EXPANSION FIELD could be seen as predestined as an installation at the Zentrum Paul Klee, since the work contrasts in an exciting way with the organic language of Renzo Piano’s architecture while rich in its points of contact with the universe of Paul Klee. Both artists are interested in the connections and interchange between the evolution of nature and constructed realities.

Three early sculptures by the artist that engage with expansion and create a dialogue between growth, space and seriality are being exhibited in a cabinet alongside the spatial installation EXPANSION FIELD.

Curated by Peter Fischer, curatorial assistance Simone Küng. A catalogue of the exhibition will be published in November 2014.

Supported by Die Mobiliar, JTI, Stanley Thomas Johnson Foundation.

Statement by Antony Gormley

EXPANSION FIELD: body and space mediated through architecture.

Over the years, my obsession has been to try to explore the body as a place rather than simply as an object and to reconcile its space with space at large. I want to acknowledge that while we live within a built environment and we are the only animal to construct a habitat using Euclidean principles, the moment we close our eyes and become conscious of the darkness of the body, we are in an unbounded, ever extending space without dimension. This intimate zone of experience has the same unlimited properties as the sky at night.

With this EXPANSION FIELD, the cosmological constant of an expanding universe is applied to the subjective space of the body. The work is comprised of 60 boxes that evoke the unstable place of the body as an architectural field: 60 cases for darkness, or night, each derived from the volumes of my body but translated into the geometry of architecture.

Fabricated in Corten steel and hermetically welded, the sculptures are absolute displacements of space; volumes of night placed in light. They are made from up to thirty different body positions that have each been expanded as many as six times, and the resulting expansions are orientated in all directions. The incremental expansion of these body zones is random but they are placed on a clear grid, through which the body of the viewer is invited to wander.

This is a reflective field in which subjective experience is catalysed by voided objects. The degree to which it encourages projection is the degree to which it encourages proprioception.

Antony Gormley

Antony Gormley (born 1950) is known worldwide for his sculptures, installations and works in public spaces. In all the works, the theme is the relationship of the human body to space. Gormley dedicates his work to the further development of the potential of sculpture, as has been evident since the 1970s, integrating his own body and the bodies of others into his work. In this way he poses fundamental questions about the relationship between the human being, nature and the cosmos. Gormley constantly attempts to understand the space of a work of art as a place in which new behaviours, thoughts and feelings are able to come into existence. 

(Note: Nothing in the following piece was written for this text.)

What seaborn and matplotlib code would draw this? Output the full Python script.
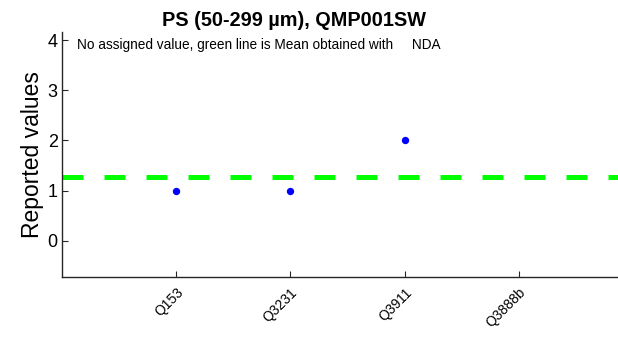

Selection of solo exhibitions: 
Centro Cultural Banco do Brasil, São Paulo, Rio di Janeiro and Brasilia (2012); Deichtorhallen, Hamburg (2012); The State Hermitage Museum, St Petersburg (2011); Kunsthaus Bregenz (2010); Hayward Gallery, London (2007); Malmö Konsthall (1993); Louisiana Museum of Modern Art, Humlebæk (1989). 
Selection of group exhibitions: 
Biennale Venice (1982 and 1986); Documenta 8, Kassel (1987). 
Selection of works in public spaces: 
ANGEL OF THE NORTH (Gateshead, England), ANOTHER PLACE (Crosby Beach, England), INSIDE AUSTRALIA (Lake Ballard, Western Australia); EXPOSURE (Lelystad, Netherlands). 
Selection of prizes:
Turner Prize (1994); South Bank Prize for Visual Art (1999); the Bernhard Heiliger Award for Sculpture (2007); Praemium Imperiale (2013).